Treasury Aide Says Consumer Bureau Job Likely Filled by July
The U.S. Consumer Financial Protection Bureau will be able to discuss regulatory options even before it has a confirmed permanent director, a position that must be filled before the agency can use its full rulemaking authority, the Treasury Department’s general counsel George Madison said today.
“What we can do is we will work on, on the policy side, on what the regulations could be,” Madison said. “I think it’s likely that they could go out for comment even before the transfer date.”
Madison also said that the bureau will probably have a permanent director in place by July 21, the date when existing federal agencies transfer their authority to the new entity.
“I’d expect there to be a director by then,” Madison said, speaking to reporters after a speech at a Women in Housing and Finance luncheon in Washington. He declined to speculate when a permanent director might be nominated or go through Senate confirmation.
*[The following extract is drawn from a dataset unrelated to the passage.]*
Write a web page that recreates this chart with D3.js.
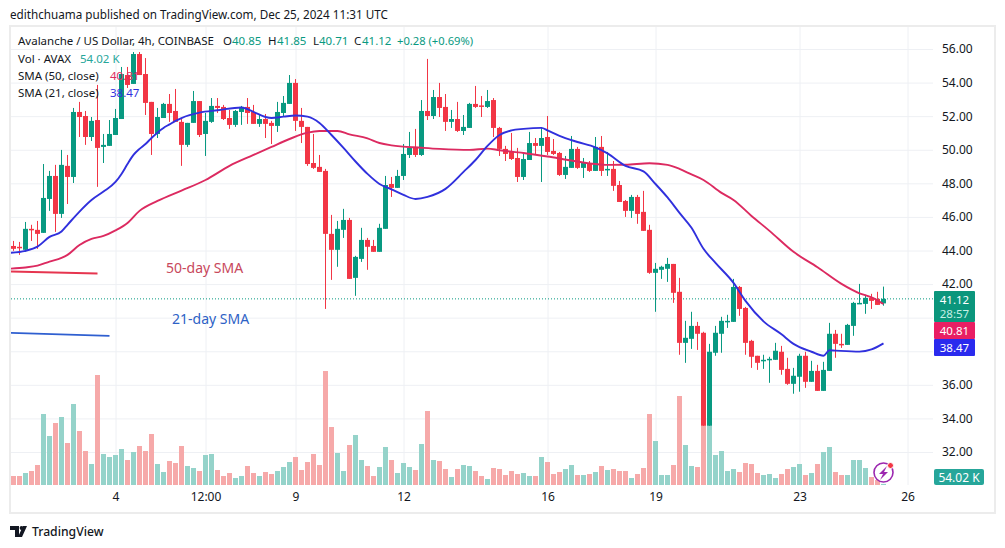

Elizabeth Warren, a Harvard law professor who headed a congressional panel overseeing the bank bailouts, is a special adviser to the White House and the Treasury secretary and heads a team based at Treasury that is setting up the bureau. Warren has emphasized the need to improve credit card and mortgage disclosures.
Banking Products
Madison said the consumer bureau probably would start by focusing on consumer banking products before adding in oversight of payday lenders and other financial firms not traditionally monitored by bank regulators.
Federal agencies including the Federal Reserve are already preparing, using their legal authority, regulations mandated by the Dodd-Frank regulation overhaul.
The bureau will take over that process, and the enforcement role, on July 21. Only a bureau with a Senate-confirmed director can issue regulations based on the new legal authority created by Dodd-Frank to regulate “unfair, abusive and deceptive products.”